**Exercise objective**
Where a line holds the word "diagram", copy that line.

**Supplied records**
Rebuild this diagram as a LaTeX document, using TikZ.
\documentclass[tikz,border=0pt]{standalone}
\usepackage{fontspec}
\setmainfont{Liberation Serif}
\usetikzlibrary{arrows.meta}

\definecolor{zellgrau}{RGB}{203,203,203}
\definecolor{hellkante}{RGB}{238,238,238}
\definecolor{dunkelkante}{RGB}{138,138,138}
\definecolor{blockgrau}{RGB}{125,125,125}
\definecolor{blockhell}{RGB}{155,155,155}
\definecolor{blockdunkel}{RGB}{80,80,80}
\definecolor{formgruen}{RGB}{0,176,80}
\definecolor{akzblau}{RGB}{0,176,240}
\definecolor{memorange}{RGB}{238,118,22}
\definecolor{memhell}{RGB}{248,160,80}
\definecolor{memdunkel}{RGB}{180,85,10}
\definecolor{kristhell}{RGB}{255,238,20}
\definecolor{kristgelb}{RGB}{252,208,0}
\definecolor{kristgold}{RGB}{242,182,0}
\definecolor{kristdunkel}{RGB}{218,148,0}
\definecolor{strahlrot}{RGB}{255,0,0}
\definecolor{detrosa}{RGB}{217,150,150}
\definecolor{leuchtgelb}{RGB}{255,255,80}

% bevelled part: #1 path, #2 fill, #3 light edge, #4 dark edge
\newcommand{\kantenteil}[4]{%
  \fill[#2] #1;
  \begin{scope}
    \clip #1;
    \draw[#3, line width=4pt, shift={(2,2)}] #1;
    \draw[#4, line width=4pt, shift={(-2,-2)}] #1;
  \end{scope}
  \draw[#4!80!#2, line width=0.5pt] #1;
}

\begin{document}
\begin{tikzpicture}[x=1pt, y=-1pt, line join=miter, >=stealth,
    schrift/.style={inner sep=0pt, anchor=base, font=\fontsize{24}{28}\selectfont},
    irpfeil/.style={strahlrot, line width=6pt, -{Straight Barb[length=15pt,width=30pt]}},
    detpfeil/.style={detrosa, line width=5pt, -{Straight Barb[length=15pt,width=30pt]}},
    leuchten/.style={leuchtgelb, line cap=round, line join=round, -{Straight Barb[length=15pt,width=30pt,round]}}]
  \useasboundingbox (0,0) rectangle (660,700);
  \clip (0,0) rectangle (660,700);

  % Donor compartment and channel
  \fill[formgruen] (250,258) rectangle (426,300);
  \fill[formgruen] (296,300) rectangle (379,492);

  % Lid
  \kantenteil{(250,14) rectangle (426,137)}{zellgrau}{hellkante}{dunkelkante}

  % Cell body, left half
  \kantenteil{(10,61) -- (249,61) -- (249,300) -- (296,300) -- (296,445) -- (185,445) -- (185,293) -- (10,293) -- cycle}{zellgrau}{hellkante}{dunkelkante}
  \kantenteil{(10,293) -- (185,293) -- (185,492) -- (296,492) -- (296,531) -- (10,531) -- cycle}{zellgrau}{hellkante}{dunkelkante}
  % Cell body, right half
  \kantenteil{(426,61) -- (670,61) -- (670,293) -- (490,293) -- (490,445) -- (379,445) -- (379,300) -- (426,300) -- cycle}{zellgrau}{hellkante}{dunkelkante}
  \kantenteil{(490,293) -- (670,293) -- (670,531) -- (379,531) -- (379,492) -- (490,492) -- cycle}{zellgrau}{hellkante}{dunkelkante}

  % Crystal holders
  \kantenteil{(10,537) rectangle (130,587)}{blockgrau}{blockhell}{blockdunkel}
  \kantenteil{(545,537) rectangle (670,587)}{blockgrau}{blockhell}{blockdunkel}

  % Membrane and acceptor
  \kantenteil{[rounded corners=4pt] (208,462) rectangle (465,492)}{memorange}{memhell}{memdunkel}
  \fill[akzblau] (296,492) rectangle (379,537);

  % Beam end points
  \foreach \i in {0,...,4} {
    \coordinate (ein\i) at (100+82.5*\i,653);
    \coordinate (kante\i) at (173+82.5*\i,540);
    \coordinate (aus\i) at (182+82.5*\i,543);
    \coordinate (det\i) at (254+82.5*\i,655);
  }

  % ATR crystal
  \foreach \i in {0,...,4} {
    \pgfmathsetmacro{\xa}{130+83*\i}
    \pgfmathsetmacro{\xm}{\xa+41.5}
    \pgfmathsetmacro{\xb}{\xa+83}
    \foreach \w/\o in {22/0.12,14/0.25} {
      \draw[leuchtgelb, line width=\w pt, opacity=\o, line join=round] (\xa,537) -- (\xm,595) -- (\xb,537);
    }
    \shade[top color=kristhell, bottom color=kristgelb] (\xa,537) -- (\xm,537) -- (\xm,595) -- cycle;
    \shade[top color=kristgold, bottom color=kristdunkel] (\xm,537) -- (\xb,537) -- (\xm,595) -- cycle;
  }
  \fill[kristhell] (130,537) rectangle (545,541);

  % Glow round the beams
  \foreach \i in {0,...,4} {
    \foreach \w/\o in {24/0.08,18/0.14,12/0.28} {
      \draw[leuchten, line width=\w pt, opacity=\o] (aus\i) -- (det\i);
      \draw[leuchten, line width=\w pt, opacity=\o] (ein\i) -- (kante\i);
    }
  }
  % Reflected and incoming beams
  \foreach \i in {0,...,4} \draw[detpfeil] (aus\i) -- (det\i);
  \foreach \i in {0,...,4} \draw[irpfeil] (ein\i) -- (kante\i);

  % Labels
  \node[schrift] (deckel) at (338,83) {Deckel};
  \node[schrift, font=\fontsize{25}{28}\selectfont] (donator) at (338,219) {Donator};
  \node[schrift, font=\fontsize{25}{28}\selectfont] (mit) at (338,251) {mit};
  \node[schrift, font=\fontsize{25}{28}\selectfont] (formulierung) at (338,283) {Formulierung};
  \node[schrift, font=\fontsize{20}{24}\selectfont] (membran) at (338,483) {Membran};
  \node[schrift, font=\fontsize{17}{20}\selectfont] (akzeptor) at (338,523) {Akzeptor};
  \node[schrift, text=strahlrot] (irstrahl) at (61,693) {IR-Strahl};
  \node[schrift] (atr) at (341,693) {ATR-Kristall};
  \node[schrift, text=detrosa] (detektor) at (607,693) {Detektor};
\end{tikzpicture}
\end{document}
* * *
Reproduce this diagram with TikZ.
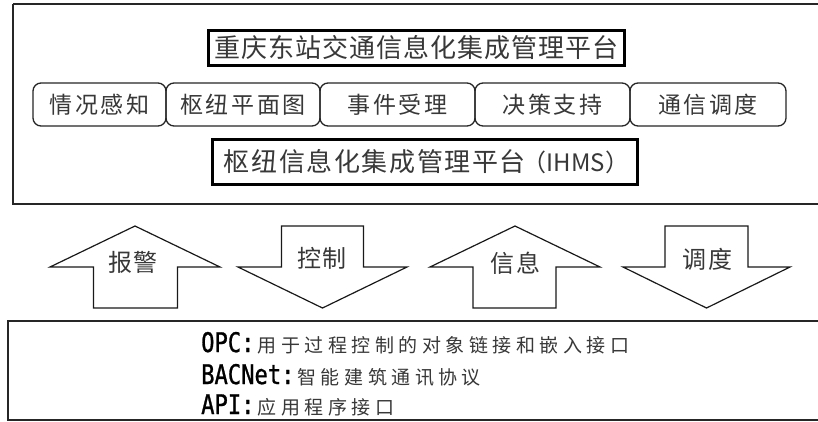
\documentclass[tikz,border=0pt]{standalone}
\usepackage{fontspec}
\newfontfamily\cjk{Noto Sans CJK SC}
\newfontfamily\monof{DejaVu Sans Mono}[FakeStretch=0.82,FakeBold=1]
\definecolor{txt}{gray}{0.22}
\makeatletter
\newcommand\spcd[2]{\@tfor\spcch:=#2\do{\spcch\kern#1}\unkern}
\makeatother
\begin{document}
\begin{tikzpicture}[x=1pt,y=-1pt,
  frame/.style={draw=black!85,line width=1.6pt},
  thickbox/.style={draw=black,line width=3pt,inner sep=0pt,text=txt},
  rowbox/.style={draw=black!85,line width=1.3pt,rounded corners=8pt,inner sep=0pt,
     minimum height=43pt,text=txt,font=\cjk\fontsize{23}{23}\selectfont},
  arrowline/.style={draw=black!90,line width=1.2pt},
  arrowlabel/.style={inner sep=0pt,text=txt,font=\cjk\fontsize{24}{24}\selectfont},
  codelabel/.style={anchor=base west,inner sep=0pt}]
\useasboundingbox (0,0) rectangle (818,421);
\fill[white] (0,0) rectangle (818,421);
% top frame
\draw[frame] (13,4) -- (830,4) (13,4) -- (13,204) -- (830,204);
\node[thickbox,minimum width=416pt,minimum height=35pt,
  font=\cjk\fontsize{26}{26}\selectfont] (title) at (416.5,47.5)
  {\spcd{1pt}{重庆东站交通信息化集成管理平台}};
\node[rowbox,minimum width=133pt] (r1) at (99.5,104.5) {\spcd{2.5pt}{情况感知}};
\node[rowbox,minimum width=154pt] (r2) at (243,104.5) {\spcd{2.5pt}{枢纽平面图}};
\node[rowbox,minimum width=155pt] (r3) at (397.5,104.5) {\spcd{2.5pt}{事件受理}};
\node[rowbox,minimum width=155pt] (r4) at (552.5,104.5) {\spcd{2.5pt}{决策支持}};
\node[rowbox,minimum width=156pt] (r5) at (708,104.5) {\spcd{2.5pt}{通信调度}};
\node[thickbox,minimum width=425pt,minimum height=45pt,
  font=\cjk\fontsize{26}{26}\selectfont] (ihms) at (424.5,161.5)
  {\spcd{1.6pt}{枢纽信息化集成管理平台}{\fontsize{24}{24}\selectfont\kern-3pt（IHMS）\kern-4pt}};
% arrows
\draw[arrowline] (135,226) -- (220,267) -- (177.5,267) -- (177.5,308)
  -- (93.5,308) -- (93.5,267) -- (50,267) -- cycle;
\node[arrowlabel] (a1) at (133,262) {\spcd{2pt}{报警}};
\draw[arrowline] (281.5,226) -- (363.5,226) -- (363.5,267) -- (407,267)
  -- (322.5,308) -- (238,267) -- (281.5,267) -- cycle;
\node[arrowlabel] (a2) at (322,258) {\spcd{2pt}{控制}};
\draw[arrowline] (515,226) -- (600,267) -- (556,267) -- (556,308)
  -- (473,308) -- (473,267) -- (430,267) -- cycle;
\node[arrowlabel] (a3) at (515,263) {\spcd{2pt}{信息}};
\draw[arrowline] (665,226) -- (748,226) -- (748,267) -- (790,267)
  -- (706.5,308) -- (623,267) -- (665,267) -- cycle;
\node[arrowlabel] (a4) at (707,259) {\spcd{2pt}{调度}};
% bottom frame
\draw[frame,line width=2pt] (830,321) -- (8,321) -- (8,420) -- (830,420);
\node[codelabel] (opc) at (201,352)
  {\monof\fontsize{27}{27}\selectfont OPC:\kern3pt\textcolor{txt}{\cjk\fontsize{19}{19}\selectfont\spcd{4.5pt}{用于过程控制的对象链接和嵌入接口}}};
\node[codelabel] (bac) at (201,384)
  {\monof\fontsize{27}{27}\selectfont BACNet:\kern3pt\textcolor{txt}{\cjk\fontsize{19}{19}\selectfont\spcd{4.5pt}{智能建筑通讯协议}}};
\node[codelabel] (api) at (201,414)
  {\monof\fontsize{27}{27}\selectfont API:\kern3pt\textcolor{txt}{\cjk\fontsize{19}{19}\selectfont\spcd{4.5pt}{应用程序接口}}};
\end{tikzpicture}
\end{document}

**Task response**
Rebuild this diagram as a LaTeX document, using TikZ.
Reproduce this diagram with TikZ.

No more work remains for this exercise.